■ **Task goal**
Transcribe the listing exactly, leaving out every picture.

■ **Data**
________

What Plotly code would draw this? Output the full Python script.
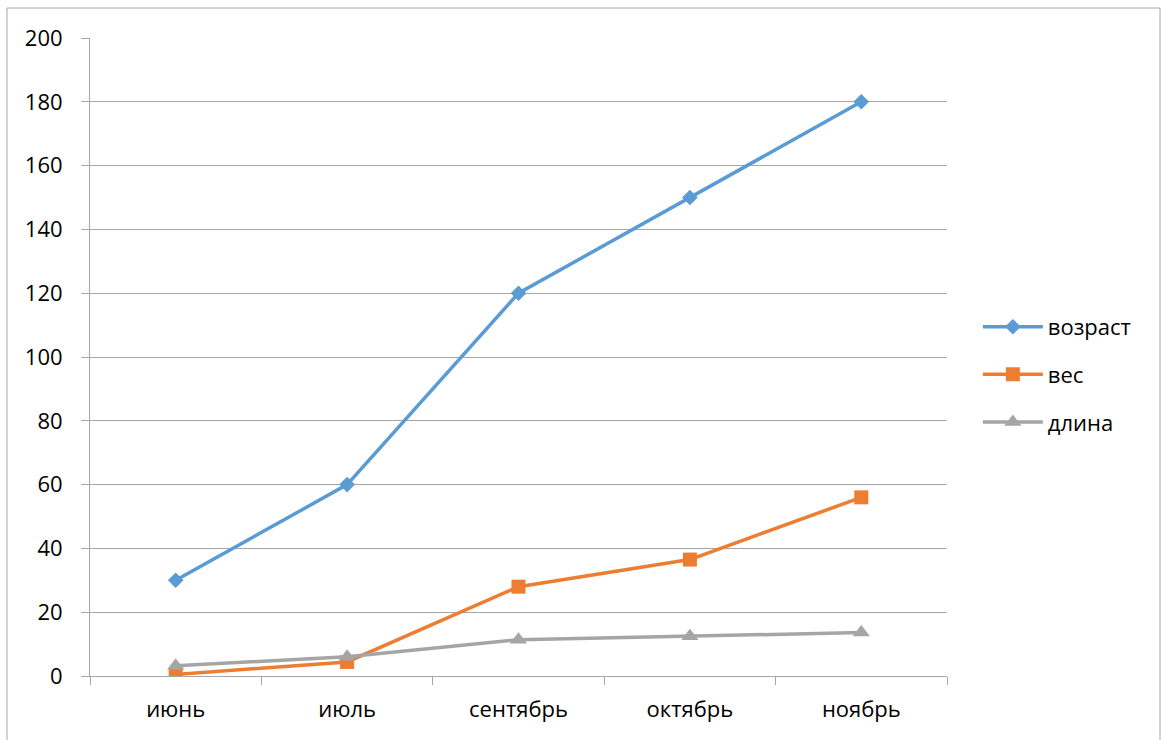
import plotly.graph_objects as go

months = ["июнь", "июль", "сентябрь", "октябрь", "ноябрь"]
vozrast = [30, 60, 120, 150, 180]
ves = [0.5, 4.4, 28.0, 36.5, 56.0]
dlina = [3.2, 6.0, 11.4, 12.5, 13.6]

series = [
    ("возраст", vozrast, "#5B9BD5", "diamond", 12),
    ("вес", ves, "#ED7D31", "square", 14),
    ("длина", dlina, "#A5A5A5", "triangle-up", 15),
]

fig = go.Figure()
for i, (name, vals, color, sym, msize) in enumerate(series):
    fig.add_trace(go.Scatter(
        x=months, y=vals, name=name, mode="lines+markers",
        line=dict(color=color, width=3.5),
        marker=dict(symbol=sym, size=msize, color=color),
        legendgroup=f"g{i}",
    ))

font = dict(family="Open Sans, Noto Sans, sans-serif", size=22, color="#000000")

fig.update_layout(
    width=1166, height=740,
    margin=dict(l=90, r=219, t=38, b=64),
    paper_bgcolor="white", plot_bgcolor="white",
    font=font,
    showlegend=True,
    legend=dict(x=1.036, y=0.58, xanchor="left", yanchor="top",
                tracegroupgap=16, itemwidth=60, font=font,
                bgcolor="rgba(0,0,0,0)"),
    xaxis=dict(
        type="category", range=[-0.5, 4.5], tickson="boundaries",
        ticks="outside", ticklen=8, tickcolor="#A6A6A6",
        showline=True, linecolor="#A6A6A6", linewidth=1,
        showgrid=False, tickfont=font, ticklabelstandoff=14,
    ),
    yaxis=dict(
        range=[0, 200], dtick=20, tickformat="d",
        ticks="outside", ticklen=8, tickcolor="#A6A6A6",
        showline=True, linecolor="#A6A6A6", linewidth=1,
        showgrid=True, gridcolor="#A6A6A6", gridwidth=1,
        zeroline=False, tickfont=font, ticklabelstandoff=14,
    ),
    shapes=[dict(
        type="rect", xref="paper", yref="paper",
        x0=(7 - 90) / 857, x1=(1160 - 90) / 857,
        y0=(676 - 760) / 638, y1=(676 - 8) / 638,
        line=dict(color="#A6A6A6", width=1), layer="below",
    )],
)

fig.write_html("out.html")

________

■ **Reply**
What Plotly code would draw this? Output the full Python script.
import plotly.graph_objects as go

months = ["июнь", "июль", "сентябрь", "октябрь", "ноябрь"]
vozrast = [30, 60, 120, 150, 180]
ves = [0.5, 4.4, 28.0, 36.5, 56.0]
dlina = [3.2, 6.0, 11.4, 12.5, 13.6]

series = [
    ("возраст", vozrast, "#5B9BD5", "diamond", 12),
    ("вес", ves, "#ED7D31", "square", 14),
    ("длина", dlina, "#A5A5A5", "triangle-up", 15),
]

fig = go.Figure()
for i, (name, vals, color, sym, msize) in enumerate(series):
    fig.add_trace(go.Scatter(
        x=months, y=vals, name=name, mode="lines+markers",
        line=dict(color=color, width=3.5),
        marker=dict(symbol=sym, size=msize, color=color),
        legendgroup=f"g{i}",
    ))

font = dict(family="Open Sans, Noto Sans, sans-serif", size=22, color="#000000")

fig.update_layout(
    width=1166, height=740,
    margin=dict(l=90, r=219, t=38, b=64),
    paper_bgcolor="white", plot_bgcolor="white",
    font=font,
    showlegend=True,
    legend=dict(x=1.036, y=0.58, xanchor="left", yanchor="top",
                tracegroupgap=16, itemwidth=60, font=font,
                bgcolor="rgba(0,0,0,0)"),
    xaxis=dict(
        type="category", range=[-0.5, 4.5], tickson="boundaries",
        ticks="outside", ticklen=8, tickcolor="#A6A6A6",
        showline=True, linecolor="#A6A6A6", linewidth=1,
        showgrid=False, tickfont=font, ticklabelstandoff=14,
    ),
    yaxis=dict(
        range=[0, 200], dtick=20, tickformat="d",
        ticks="outside", ticklen=8, tickcolor="#A6A6A6",
        showline=True, linecolor="#A6A6A6", linewidth=1,
        showgrid=True, gridcolor="#A6A6A6", gridwidth=1,
        zeroline=False, tickfont=font, ticklabelstandoff=14,
    ),
    shapes=[dict(
        type="rect", xref="paper", yref="paper",
        x0=(7 - 90) / 857, x1=(1160 - 90) / 857,
        y0=(676 - 760) / 638, y1=(676 - 8) / 638,
        line=dict(color="#A6A6A6", width=1), layer="below",
    )],
)

fig.write_html("out.html")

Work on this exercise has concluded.